Except no music ever came to be faced. As we rumbled down route 17 toward Rockland, the only adversity we encountered was increasing fog and cold. We pulled over to add warm layers and kept on trucking.

The Granite Inn was right where we had left it three years ago, when Amanda's mom and aunt came to visit. Same dog, same owner, same tricky one-way streets. We checked in about 5:30 and relaxed with our books for a bit before calling Amanda's cousin, Emily.

Emily, being anxious for a break in packing for her move, came to town and suggested we all trek up to Belfast for dinner at a brewery she liked. We did so, and found that there was good reason to she liked it: they made delicious things. Rauchbier with fantastic smoke smell and flavor. Coffee beer with very spicy coffee notes. Belgian IPA with bright, potent Sorachi Ace hops. The food was equally enjoyable. Hard boiled eggs, dill and sour pickles, crab meat quesadilla, stuffed mushrooms, goat cheese salad. At the end of the meal, we understood why it was that we had to wait a while for a table. (And for the mothers reading: we took four wheels, not two, to dinner, and indulged responsibly.)

Emily and Amanda enjoying the fire in Belfast

Sunday began with the most over-the-top breakfast of the trip. Three amazing dishes: crepes filled with lemon creme and topped with bluberry sauce, whole-wheat apple pancakes, and crab-corn fritters topped with spicy mayo. Too many rich flavors to be able to stuff yourself, but that doesn't mean seconds weren't still tempting.

We mostly stayed off the bike for the day, except for the short trip down to Emily's place … and except for a quick ride with an alternate pillion. Emily said she felt very safe.

Two people in full motorcycle gear sitting on a motorcycle.
That's not Amanda!

The rest of the day we spent walking around sightseeing.
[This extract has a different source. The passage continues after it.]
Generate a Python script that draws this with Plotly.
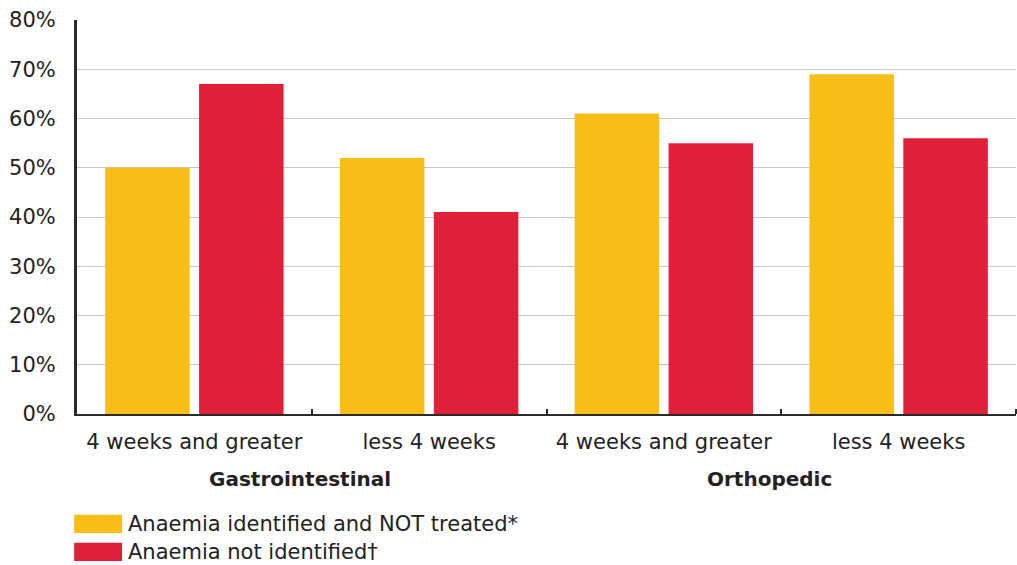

Emily's new place and old place (both awesome, in different ways). The Marshal Point lighthouse, and downtown Rockland. We even found time for a nap (because when, other than vacation, does one find time for a nap?).

Dinner was at a fun place called Conté. Orders are taken at the door, from a giant chalkboard covered with the day's catch. Just about any fish you'd want, cooked in olive oil and garlic, or covered with marinara (spicy or not), served over spaghetti. Grab your drink from the cooler on the way in, and get there early to claim a table if you want salad. Wow, though, was it some of the best fish I've had! The scallops had no grit at all. The swordfish was tender and juicy (and well-balanced by some spicy marinara). The haddock was light and flaky.

After dinner, and after failing to find a table at the new fancy place south of town, we settled on dessert at a place downtown. Delicious gelato, creme bruleé, and rubarb crisp. We pushed the dishes toward mutually reachable locations and attacked at will with our spoons.

Monday morning we decided to skip the parade, and just head for home. It's a good thing we did, too, because it turned out to be our longest day of riding yet. Some of that was due to the twenty or more minutes we spent waiting for a parade to finish. Some of it was due to a wrong turn. But mostly it was due to the 260 mile length. The bench seat on the Bonnie isn't really made for day-long sitting, so each leg caps itself between an hour and ninety minutes. That is to say, we hopped on a little after nine in the morning, and (including a stop for dinner) finally hopped off at home at six in the evening.

Despite the hard end, it was a fantastic and successful trip. The bike ran great. All of the luggage and gear worked. We marked 50 miles to the gallon in fuel efficiency. I think Amanda's even willing to do it again sometime. Perhaps Vermont or New York next.

Two people in motorcycle gear standing near a green motorcycle.